26 April 2010
A Nest of Bunnies
Keeping with the Earth Day theme, while gardening this week we discovered the above nest of adorable bunnies in a bed of ivy. We called our Vet to ask whether we should rescue them or move them or just leave them be. The doctor told us not to touch them. The momma bunny would come by every evening to feed them. Rabbit milk, apparently, is very rich, and they only need to be fed once a day. They have been growing each day, their burrow hidden from preying hawk eyes by the ivy and the Bradford Pear tree in the side yard.
This week marks the 20th anniversary of the Hubble Space Telescope.
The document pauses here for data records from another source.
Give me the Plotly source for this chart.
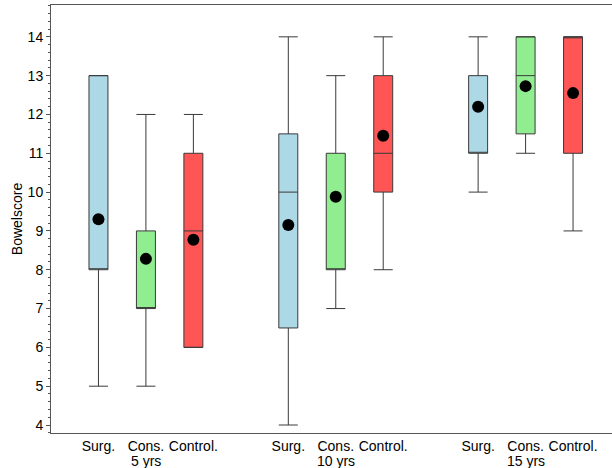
import plotly.graph_objects as go

groups = ["5 yrs", "10 yrs", "15 yrs"]
treatments = ["Surg.", "Cons.", "Control."]
positions = {"Surg.": [1, 5, 9], "Cons.": [2, 6, 10], "Control.": [3, 7, 11]}

lower = {"Surg.": [5, 4, 10], "Cons.": [5, 7, 11], "Control.": [6, 8, 9]}
q1 = {"Surg.": [8, 6.5, 11], "Cons.": [7, 8, 11.5], "Control.": [6, 10, 11]}
median = {"Surg.": [8, 10, 11], "Cons.": [7, 8, 13], "Control.": [9, 11, 14]}
q3 = {"Surg.": [13, 11.5, 13], "Cons.": [9, 11, 14], "Control.": [11, 13, 14]}
upper = {"Surg.": [13, 14, 14], "Cons.": [12, 13, 14], "Control.": [12, 14, 14]}
means = {"Surg.": [9.3, 9.15, 12.2], "Cons.": [8.28, 9.88, 12.73], "Control.": [8.77, 11.45, 12.55]}

colors = {"Surg.": "#ADD8E6", "Cons.": "#90EE90", "Control.": "#FF5555"}

fig = go.Figure()
for t in treatments:
    fig.add_trace(go.Box(
        x=positions[t], q1=q1[t], median=median[t], q3=q3[t],
        lowerfence=lower[t], upperfence=upper[t],
        width=0.4, whiskerwidth=1, fillcolor=colors[t],
        line=dict(color="#3a3a3a", width=1),
        boxpoints=False, hoverinfo="skip", showlegend=False, name=t,
    ))
for t in treatments:
    fig.add_trace(go.Scatter(
        x=positions[t], y=means[t], mode="markers",
        marker=dict(color="black", size=12),
        showlegend=False, hoverinfo="skip",
    ))

tickvals, ticktext = [], []
for i in range(3):
    for t in treatments:
        tickvals.append(positions[t][i])
        ticktext.append(t)

for i, g in enumerate(groups):
    fig.add_annotation(x=positions["Cons."][i], y=0, xref="x", yref="paper",
                       text=g, showarrow=False, yanchor="middle", yshift=-28,
                       font=dict(size=14, color="black"))

fig.update_layout(
    width=616, height=468,
    margin=dict(l=51, r=0, t=5, b=35),
    paper_bgcolor="white", plot_bgcolor="white",
    boxmode="overlay",
    font=dict(family="Liberation Sans, Arial, sans-serif", size=14, color="black"),
)
fig.update_xaxes(
    range=[0, 11.905], tickvals=tickvals, ticktext=ticktext,
    showgrid=False, zeroline=False, showline=True, linecolor="#555",
    linewidth=1, mirror=True, ticks="", tickfont=dict(size=14),
)
fig.update_yaxes(
    range=[3.794, 14.82], tickvals=list(range(4, 15)), showgrid=False,
    zeroline=False, showline=True, linecolor="#555", linewidth=1,
    ticks="outside", ticklen=4, tickcolor="#555", tickfont=dict(size=14),
    minor=dict(dtick=0.2, ticks="outside", ticklen=2, tickcolor="#555", showgrid=False),
    title=dict(text="Bowelscore", font=dict(size=14), standoff=1),
)

fig.write_html("out.html", config={"displayModeBar": False},
               post_script="document.body.style.margin='0';document.body.style.overflow='hidden';")
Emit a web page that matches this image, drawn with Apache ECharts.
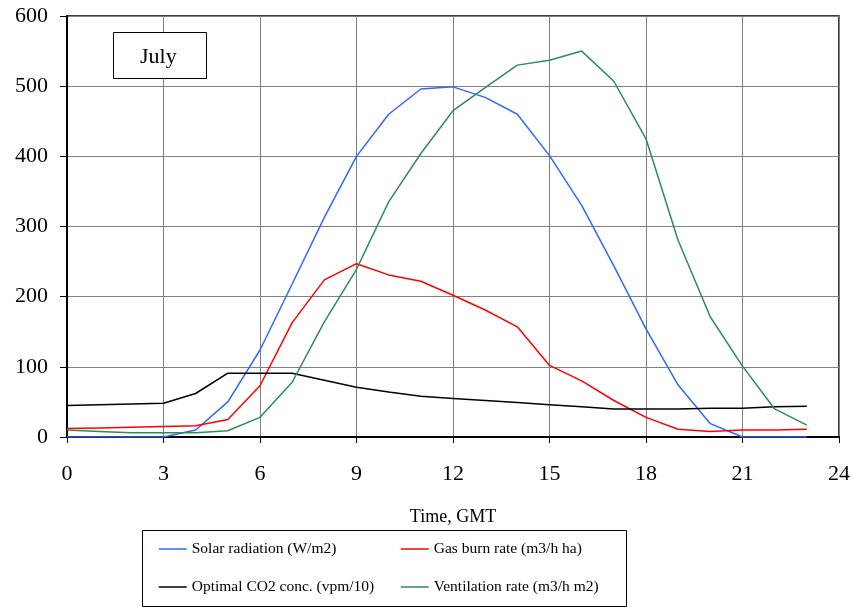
<!DOCTYPE html>
<html>
<head>
<meta charset="utf-8">
<script src="https://cdn.jsdelivr.net/npm/echarts@6/dist/echarts.min.js"></script>
<style>
  html, body { margin: 0; padding: 0; background: #fff; }
  #main { width: 854px; height: 607px; }
</style>
</head>
<body>
<div id="main"></div>
<script>
// hours 0..23, values
var hours = [0,1,2,3,4,5,6,7,8,9,10,11,12,13,14,15,16,17,18,19,20,21,22,23];
var solar = [0,0,0,0,10,50,124,218,313,400,460,496,499,484,460,401,330,244,154,74,19,0,0,0];
var gasBurn = [12,13,14,15,16,25,73,163,224,247,231,222,202,181,157,102,80,52,28,11,8,10,10,11];
var co2 = [45,46,47,48,62,91,91,91,81,71,64,58,55,52,49,46,43,40,40,40,41,41,43,44];
var vent = [10,8,6,6,6,9,28,78,164,239,335,404,465,498,530,537,550,507,425,280,171,101,40,17];

var names = ['Solar radiation (W/m2)', 'Gas burn rate (m3/h ha)',
             'Optimal CO2 conc. (vpm/10)', 'Ventilation rate (m3/h m2)'];
var colors = ['#3366ff', '#ff0000', '#000000', '#2e8b57'];
var font = 'Liberation Serif, Times New Roman, serif';

function pairs(vals){
    return hours.map(function(h, i){ return [h, vals[i]]; });
}

var myChart = echarts.init(document.getElementById('main'));

var allData = [solar, gasBurn, co2, vent];
var series = allData.map(function(d, i){
    return {
        name: names[i],
        type: 'line',
        data: pairs(d),
        symbol: 'none',
        lineStyle: { color: colors[i], width: 1.5 },
        itemStyle: { color: colors[i] }
    };
});

var legendText = { fontFamily: font, fontSize: 15.5, color: '#000' };
// legend: line only, no marker
function legendCol(items, left){
    return {
        data: items,
        orient: 'vertical',
        left: left, top: 541,
        padding: 0,
        itemWidth: 28, itemHeight: 14, itemGap: 22,
        itemStyle: { opacity: 0 },
        lineStyle: { width: 1.5 },
        textStyle: legendText
    };
}

var option = {
    backgroundColor: '#fff',
    animation: false,
    grid: {
        left: 67, top: 16, right: 15, bottom: 170,
        show: true, borderColor: '#000', borderWidth: 1.5
    },
    xAxis: {
        type: 'value',
        min: 0, max: 24, interval: 3,
        name: 'Time, GMT',
        nameLocation: 'middle',
        nameGap: 71,
        nameTextStyle: { fontFamily: font, fontSize: 18, color: '#000' },
        axisLine: { onZero: false, lineStyle: { color: '#000', width: 2 } },
        axisTick: { show: true, length: 6, lineStyle: { color: '#000' } },
        axisLabel: { fontFamily: font, fontSize: 22, color: '#000', margin: 26 },
        splitLine: { show: true, lineStyle: { color: '#808080', width: 1 } }
    },
    yAxis: {
        type: 'value',
        min: 0, max: 600, interval: 100,
        axisLine: { show: true, lineStyle: { color: '#000', width: 2 } },
        axisTick: { show: true, length: 7, lineStyle: { color: '#000' } },
        axisLabel: { fontFamily: font, fontSize: 22, color: '#000', margin: 19 },
        splitLine: { show: true, lineStyle: { color: '#808080', width: 1 } }
    },
    legend: [
        legendCol([names[0], names[2]], 158),
        legendCol([names[1], names[3]], 400)
    ],
    graphic: [
        {
            type: 'rect', left: 140, top: 528,
            shape: { width: 484, height: 76 },
            style: { fill: 'none', stroke: '#000', lineWidth: 1 },
            z: 1
        },
        {
            type: 'rect', left: 113, top: 32,
            shape: { width: 93, height: 46 },
            style: { fill: '#fff', stroke: '#000', lineWidth: 1 },
            z: 10
        },
        {
            type: 'text', left: 140, top: 46,
            style: { text: 'July', fontFamily: font, fontSize: 22, fill: '#000' },
            z: 11
        }
    ],
    series: series
};

myChart.setOption(option);
</script>
</body>
</html>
This has been one of the great and marvelous successes of the human race. We are privileged to have lived during this remarkable period of discovery. Hubble can peer back nearly to the beginning of the first appearance of starlight in the universe, some 13.1 billion years ago. Unfathomable. And yet there's so much we do not know about our universe.
Parameters of the Last Ark, I found this quote from Sir Stephen Hawking, widely viewed as one of the smartest men who ever lived: “If aliens visit us, the outcome would be much as when Columbus landed in America, which didn’t turn out well for the native Americans.”
Such an encounter need not be a replay of Roland Emmerich's Independence Day or James Cameron's Avatar. Certainly, if a migratory alien civilization discovered us in our little Earthen bunny nest anytime in the near future, we would be as vulnerable to them as those little bunnies are to us human gardeners, for they will have mastered interstellar, if not intergalactic, travel. Much would depend, then, on the aliens' motives for travel: survival, discovery, conquest, colonization, predation, etc., and their own resourcefulness.
One of the arguments I attempted to make in my "Parameters of the Last Ark" posts was that at some point life as we know it is going to have to evacuate Spaceship Earth, whether as a result of natural disaster or to avoid one. Depletion of resources, death of our star, meteor collision, nuclear winter, etc. If, I pointed out, we had attained such an advanced degree of civilization as to be able to escape en masse—i.e., we had become a Type 1 or Type 2 civilization, that is to say we could harness the entire energy of a planet or a star (or even a galaxy) to fuel our escape—we could surely produce self-sufficient means of transportation, perhaps even movable planets. We might not necessarily need to destroy another civilization to survive. Certainly, a planetary home would be nice, but not absolutely necessary.
The same, it seems to me, would apply to aliens on the move.
The only question would be whether we'd be able to take the bunnies with us.